Not a day goes by without the four friends, under the false guise of traditional Italian dishes, appearing on the menu of some new so-called "Italian" restaurant, masking the lack of flavor with generous quantities of garlic, cream, spices of every shape and color, and cheese slices made in Chile.
And just like the other three, Ragù, tired of being cooked for hours and forgetting about the quality of the ingredients, soon turns into a pale version of itself. Very little remains of the genuine and tasty boy that had landed several years before on the Atlantic shores. In a race against time, Ragù is often forced to deal with a conspiracy of carrots and onions chopped up in large pieces, treacherously allied with an army of militant garlic, a fleet of bottled tomatoes, and a brotherhood of spices at one's pleasure (including oregano, parsley, garlic powder, Italian seasoning, paprika and cayenne pepper, while of cloves not even the shadow). There are even days when Ragù, weary and tired, is prepared and placed on the lasagna in a little more than one hour (including the baking of the lasagna itself). This is really too much.

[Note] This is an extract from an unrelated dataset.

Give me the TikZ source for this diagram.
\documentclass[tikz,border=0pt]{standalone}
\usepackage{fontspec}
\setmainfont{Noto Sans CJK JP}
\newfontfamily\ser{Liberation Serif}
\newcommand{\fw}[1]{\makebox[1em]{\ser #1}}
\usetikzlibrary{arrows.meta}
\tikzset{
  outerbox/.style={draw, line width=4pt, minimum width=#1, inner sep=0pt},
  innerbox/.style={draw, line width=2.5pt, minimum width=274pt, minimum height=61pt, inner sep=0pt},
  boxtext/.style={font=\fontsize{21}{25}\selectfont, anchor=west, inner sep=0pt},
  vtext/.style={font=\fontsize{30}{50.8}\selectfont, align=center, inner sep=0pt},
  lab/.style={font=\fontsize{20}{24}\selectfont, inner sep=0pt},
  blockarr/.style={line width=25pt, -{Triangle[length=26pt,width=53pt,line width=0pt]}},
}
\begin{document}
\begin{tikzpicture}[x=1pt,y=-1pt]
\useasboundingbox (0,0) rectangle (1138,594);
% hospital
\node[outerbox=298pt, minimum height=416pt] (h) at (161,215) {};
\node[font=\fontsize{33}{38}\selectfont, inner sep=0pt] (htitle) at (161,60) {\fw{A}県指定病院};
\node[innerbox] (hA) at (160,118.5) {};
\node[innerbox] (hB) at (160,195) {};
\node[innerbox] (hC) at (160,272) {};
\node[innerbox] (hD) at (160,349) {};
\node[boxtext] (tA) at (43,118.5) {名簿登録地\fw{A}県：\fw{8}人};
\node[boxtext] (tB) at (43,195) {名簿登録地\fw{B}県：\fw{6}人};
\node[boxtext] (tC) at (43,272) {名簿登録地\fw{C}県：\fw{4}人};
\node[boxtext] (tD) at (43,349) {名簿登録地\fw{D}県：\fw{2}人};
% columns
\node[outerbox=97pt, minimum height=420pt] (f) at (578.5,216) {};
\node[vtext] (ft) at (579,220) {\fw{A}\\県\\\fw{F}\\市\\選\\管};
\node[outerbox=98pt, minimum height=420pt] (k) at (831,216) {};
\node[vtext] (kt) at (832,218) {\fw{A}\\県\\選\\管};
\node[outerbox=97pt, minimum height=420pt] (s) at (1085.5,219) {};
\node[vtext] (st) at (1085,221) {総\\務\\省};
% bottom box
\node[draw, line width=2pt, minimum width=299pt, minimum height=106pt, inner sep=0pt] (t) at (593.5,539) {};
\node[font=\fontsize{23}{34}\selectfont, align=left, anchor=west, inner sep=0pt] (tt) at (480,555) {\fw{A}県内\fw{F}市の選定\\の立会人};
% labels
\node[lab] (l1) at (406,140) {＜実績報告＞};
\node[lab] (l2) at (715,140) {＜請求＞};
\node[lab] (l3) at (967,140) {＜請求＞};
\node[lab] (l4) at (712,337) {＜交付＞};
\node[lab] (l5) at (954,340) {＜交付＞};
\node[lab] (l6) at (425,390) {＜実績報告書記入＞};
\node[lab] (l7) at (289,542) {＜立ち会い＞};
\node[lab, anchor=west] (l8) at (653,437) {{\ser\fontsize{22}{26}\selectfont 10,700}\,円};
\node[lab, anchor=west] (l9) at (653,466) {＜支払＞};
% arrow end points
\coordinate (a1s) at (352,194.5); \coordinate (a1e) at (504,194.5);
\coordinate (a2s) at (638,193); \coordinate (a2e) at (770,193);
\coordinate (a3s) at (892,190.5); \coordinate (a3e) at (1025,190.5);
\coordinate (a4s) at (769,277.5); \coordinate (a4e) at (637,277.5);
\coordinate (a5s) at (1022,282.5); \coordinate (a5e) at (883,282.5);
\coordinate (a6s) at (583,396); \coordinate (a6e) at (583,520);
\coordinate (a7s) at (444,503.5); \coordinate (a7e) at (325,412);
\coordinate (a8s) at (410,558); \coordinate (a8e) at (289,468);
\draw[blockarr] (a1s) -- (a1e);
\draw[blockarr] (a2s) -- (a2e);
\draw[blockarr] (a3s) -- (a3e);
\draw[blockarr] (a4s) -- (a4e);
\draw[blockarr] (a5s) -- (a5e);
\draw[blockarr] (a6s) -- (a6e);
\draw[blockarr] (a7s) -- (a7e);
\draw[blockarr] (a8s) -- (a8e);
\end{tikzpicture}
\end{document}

Ragù, exhausted and disappointed, throws in the towel and walks away in the darkness.
The movie ends with a tribute to the protagonist, broadcast live from a small kitchen in San Francisco.

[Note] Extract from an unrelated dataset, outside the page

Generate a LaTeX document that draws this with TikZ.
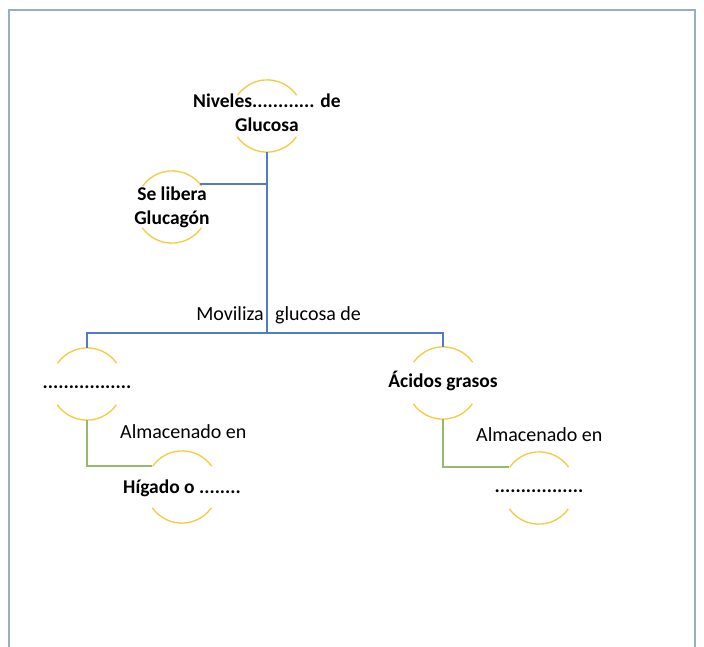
\documentclass[tikz,border=0pt]{standalone}
\usepackage{fontspec}
\setmainfont{Carlito}
\usetikzlibrary{calc}
\definecolor{framegray}{RGB}{150,176,190}
\definecolor{linkblue}{RGB}{82,122,200}
\definecolor{linkgreen}{RGB}{150,186,108}
\definecolor{ringgold}{RGB}{242,206,72}
\tikzset{
  ring/.style={circle,minimum size=72pt,inner sep=0pt},
  ringtext/.style={font=\fontsize{19.5}{24}\selectfont\bfseries,align=center,inner sep=0pt},
  linktext/.style={font=\fontsize{20}{24}\selectfont,inner sep=0pt},
  ringarc/.style={draw=ringgold,line width=1.4pt},
  bluelink/.style={draw=linkblue,line width=1.6pt},
  greenlink/.style={draw=linkgreen,line width=1.6pt}
}
\newcommand{\ringarcs}[1]{%
  \draw[ringarc] (#1.35) arc (35:145:36pt);
  \draw[ringarc] (#1.215) arc (215:325:36pt);}

\begin{document}
\begin{tikzpicture}[x=1pt,y=1pt]
  \useasboundingbox (0,0) rectangle (704,-647);
  \draw[framegray,line width=1.2pt] (9,-660) -- (9,-10) -- (695,-10) -- (695,-660);
  % rings
  \node[ring] (niv) at (267,-116) {};
  \node[ring] (glu) at (172,-207) {};
  \node[ring] (lc) at (87,-384) {};
  \node[ring] (ac) at (443,-383) {};
  \node[ring] (hig) at (182,-487) {};
  \node[ring] (rb) at (539,-488) {};
  \ringarcs{niv}
  \ringarcs{glu}
  \ringarcs{lc}
  \ringarcs{ac}
  \ringarcs{hig}
  \ringarcs{rb}
  % texts
  \node[ringtext] (nivtxt) at ($(niv)+(0,3)$) {Niveles............ de\\Glucosa};
  \node[ringtext] (glutxt) at (glu) {Se libera\\Glucagón};
  \node[ringtext] (lctxt) at (lc) {\strut.................};
  \node[ringtext] (actxt) at (ac) {\strut Ácidos grasos};
  \node[ringtext] (higtxt) at ($(hig)+(0,-2)$) {\strut Hígado o ........};
  \node[ringtext] (rbtxt) at (rb) {\strut.................};
  % blue links
  \coordinate (mov) at (niv.south |- 0,-333);
  \draw[bluelink] (niv.south) -- (mov);
  \draw[bluelink] (glu.40) -- (glu.40 -| niv.south);
  \draw[bluelink] (lc.north) |- (mov) -| (ac.north);
  \node[linktext,anchor=base east] (movl) at ($(mov)+(-3,13)$) {Moviliza};
  \node[linktext,anchor=base west] (movr) at ($(mov)+(8,13)$) {glucosa de};
  % green links
  \draw[greenlink] (lc.south) |- (hig.145);
  \draw[greenlink] (ac.south) |- (rb.145);
  \node[linktext,anchor=base west] (alml) at (120,-438) {Almacenado en};
  \node[linktext,anchor=base west] (almr) at (476,-441) {Almacenado en};
\end{tikzpicture}
\end{document}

In an unpublished interview, the director and producer of the film, One Girl In The Kitchen, said: "I absolutely do not claim this independent production be the original, as described in the statutes of the Academy of Italian Cuisine and the Brotherhood of Tortellino. However, given the means available and the difficulty in finding the resources, I feel more than satisfied with the outcome. To all those who wish to make Ragù, I advice to plan the operation well in advance. Set aside all afternoon, carefully chop the vegetables, and most of all let it cook gently as long as it's necessary. The distinctive aroma that eventually spreads will be your reward".


Ragù - Chez Moi
for approximately 5 people

ground beef about 300 gr.
ground pork about 200 gr.
pancetta 1 slice, about 1/4 inch thick
carrots 2
celery stalk 2
onion 1
white wine about 1 glass
milk about 1 glass
butter, olive oil, stock, salt, pepper, cloves to taste


Finely chop carrots, celery, onion and pancetta. In a large pot, heat a little olive oil and a spoon of butter, add the vegetables and pancetta and cook for few minutes. Add the ground meat, and let it brown thoroughly, stirring often and "breaking it down" with a wooden spoon. Pour in the white wine, let it evaporate and then add tomato paste, dissolved in half a cup of hot broth, and 2 or 3 cloves. Season with salt and pepper.
Lower the heat and simmer gently for at least two hours, stirring occasionally and adding more broth if necessary. After the first half hour add the milk and stir. At the end the ragù should be dense, with characteristic color and aroma, that must be attributed to the meat and not the tomatoes.
If you can avoid being tempted by a sandwich with freshly made and still warm ragù (and how could you?), use it to dress some tagliatelle, or divide it in smaller portions and freeze it.